#### Task prompt
Scan the entries below and report only how many lines contain "chart".

# start of Data entries

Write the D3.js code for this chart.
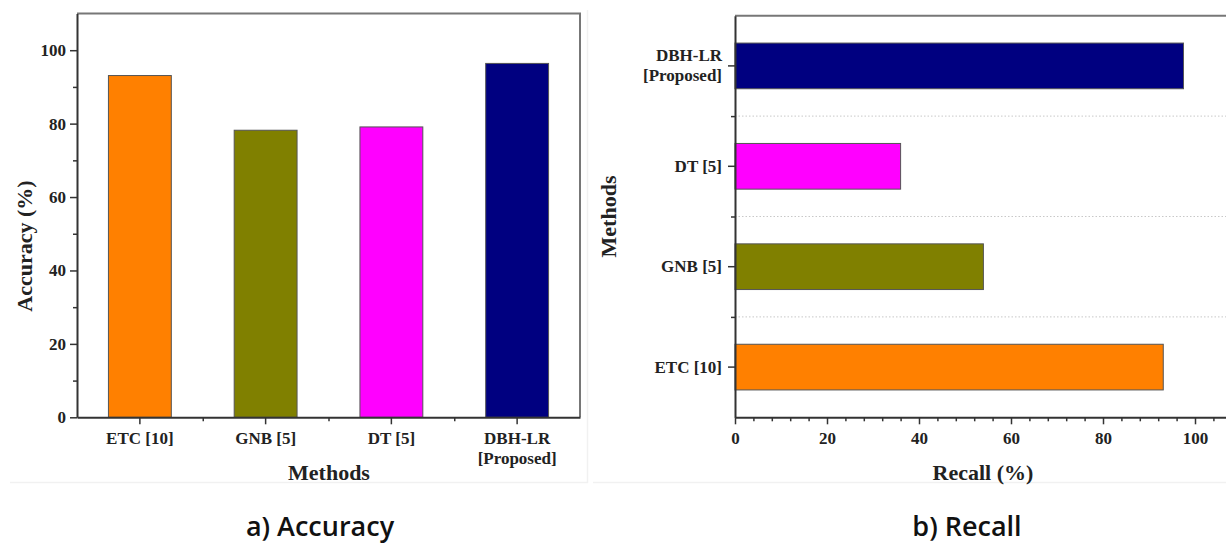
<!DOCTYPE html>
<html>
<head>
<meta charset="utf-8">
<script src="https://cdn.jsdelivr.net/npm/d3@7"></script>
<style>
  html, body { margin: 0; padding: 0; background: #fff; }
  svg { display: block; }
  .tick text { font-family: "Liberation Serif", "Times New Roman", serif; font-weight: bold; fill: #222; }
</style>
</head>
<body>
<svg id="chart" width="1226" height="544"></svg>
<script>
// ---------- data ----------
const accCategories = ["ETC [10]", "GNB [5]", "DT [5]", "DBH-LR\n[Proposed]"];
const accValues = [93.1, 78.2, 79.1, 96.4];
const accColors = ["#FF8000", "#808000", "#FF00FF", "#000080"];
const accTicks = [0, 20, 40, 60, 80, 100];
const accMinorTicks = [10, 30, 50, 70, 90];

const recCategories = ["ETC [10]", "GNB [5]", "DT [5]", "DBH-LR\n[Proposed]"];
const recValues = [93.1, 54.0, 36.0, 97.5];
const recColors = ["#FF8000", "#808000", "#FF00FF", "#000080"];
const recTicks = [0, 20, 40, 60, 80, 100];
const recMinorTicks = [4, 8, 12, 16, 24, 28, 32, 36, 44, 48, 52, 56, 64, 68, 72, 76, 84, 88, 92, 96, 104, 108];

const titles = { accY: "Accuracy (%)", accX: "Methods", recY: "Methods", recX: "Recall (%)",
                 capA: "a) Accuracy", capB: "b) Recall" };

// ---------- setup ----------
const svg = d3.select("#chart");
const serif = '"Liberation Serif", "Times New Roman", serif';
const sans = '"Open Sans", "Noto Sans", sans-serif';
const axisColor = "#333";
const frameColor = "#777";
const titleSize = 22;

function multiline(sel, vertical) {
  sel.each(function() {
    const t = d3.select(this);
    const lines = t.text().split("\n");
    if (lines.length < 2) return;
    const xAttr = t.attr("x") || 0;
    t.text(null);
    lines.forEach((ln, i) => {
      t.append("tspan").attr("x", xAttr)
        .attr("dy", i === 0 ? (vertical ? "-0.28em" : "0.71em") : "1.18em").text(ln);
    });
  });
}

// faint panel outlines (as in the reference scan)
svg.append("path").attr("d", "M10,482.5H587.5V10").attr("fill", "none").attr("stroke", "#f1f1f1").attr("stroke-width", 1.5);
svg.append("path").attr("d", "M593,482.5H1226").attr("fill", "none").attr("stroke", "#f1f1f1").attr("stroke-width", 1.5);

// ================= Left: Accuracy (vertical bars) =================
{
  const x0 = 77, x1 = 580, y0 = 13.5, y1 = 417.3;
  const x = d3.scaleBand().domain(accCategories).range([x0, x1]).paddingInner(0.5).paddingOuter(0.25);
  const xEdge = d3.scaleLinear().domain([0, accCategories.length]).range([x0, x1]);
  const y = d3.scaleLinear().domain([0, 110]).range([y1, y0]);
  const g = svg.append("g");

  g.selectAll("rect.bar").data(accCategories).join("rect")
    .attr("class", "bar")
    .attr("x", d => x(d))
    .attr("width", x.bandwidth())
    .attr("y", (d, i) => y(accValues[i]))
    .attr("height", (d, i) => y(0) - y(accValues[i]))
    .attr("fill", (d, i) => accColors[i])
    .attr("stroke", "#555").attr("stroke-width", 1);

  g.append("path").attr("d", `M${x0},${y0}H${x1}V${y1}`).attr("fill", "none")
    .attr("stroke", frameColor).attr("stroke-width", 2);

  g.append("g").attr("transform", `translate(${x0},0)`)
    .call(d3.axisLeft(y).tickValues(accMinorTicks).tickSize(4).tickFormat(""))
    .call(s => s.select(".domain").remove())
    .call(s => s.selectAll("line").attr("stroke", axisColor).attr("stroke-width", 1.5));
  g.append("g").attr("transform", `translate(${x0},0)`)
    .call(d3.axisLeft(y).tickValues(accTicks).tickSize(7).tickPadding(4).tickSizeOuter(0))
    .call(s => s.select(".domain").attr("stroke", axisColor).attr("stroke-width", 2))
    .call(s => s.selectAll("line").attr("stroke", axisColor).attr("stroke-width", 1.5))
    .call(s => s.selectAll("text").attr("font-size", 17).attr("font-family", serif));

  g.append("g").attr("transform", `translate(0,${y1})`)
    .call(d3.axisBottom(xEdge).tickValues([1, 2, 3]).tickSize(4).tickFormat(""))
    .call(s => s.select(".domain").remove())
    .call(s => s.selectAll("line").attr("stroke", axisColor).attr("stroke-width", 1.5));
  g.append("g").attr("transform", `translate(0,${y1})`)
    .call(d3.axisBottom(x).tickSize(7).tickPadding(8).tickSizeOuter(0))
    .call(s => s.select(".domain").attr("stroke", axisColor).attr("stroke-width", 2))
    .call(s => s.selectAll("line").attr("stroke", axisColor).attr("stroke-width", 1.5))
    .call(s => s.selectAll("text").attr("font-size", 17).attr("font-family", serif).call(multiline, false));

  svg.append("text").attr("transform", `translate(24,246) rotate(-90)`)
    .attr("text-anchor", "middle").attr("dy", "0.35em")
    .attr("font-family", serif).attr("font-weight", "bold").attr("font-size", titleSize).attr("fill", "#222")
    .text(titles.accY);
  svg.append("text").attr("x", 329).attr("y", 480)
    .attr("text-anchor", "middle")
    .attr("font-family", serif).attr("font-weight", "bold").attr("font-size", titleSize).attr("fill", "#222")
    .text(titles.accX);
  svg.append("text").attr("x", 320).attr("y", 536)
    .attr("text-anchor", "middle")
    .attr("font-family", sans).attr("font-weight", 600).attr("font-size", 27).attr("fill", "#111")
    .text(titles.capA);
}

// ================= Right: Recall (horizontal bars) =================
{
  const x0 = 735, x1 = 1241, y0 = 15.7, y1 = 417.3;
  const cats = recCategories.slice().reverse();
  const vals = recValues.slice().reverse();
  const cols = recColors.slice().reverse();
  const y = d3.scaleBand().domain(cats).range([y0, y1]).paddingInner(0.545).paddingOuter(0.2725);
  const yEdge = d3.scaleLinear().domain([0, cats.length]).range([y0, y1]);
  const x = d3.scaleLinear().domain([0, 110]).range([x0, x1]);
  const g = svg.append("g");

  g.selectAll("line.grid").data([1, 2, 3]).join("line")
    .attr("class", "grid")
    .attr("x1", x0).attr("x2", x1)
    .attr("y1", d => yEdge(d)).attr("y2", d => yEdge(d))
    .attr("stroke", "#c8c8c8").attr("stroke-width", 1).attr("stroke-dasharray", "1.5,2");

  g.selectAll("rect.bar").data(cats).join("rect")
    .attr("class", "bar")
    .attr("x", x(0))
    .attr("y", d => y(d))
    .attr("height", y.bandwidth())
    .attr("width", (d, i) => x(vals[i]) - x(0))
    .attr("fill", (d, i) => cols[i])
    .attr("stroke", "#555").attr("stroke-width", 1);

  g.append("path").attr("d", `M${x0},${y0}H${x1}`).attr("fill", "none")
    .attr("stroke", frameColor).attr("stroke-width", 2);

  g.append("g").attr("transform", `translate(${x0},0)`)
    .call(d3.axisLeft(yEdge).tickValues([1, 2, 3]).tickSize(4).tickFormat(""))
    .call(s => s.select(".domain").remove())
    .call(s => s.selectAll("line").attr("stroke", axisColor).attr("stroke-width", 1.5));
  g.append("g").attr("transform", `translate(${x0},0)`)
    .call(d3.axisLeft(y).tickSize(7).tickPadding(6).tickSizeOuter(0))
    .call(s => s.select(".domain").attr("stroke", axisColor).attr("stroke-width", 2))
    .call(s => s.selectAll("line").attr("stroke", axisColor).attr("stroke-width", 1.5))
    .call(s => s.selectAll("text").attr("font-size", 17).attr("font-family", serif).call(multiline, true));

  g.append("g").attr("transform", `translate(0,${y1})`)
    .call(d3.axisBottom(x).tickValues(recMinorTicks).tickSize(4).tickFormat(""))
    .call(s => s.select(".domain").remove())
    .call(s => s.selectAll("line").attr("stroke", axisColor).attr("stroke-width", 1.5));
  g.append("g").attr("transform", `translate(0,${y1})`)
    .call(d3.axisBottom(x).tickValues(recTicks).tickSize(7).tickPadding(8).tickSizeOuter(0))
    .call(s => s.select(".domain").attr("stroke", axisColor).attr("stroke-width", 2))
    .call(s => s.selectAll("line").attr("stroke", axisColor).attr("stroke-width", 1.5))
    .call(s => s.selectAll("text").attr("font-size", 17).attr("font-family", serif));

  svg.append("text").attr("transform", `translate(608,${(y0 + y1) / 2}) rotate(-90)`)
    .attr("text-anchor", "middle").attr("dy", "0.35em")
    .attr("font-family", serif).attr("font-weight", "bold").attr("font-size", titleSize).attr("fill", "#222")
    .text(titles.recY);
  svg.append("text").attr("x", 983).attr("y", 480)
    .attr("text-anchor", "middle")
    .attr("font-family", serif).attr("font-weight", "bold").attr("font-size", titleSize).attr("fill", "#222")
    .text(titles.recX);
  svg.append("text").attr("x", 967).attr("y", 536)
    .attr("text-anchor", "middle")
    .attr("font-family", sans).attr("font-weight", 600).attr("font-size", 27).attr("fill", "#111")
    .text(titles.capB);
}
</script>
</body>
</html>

# end of Data entries
# start of Data entries

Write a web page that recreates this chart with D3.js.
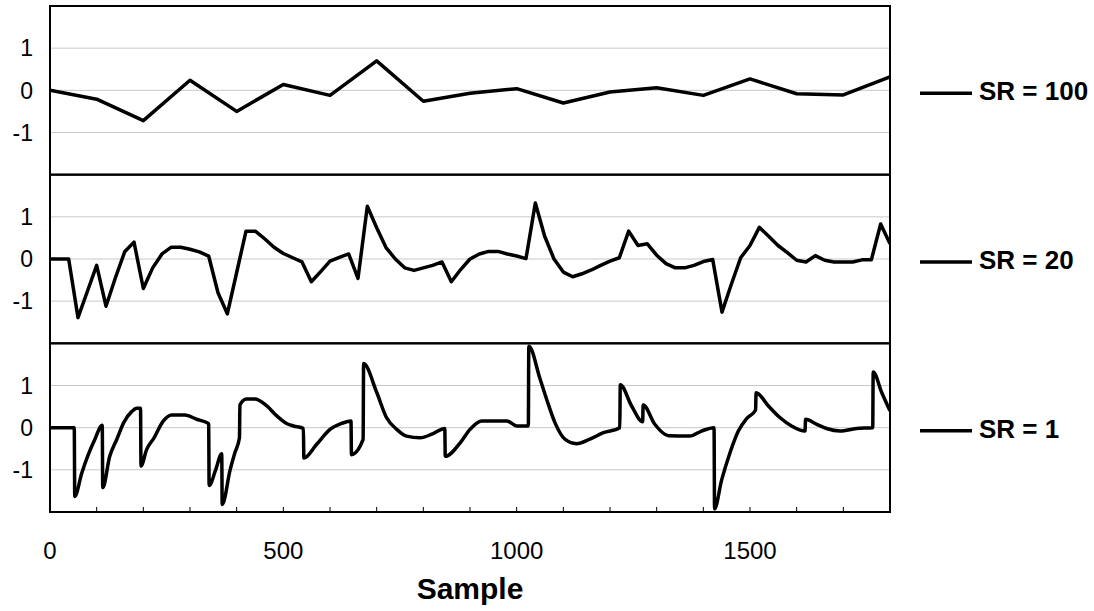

# end of Data entries

#### Answer to the problem
4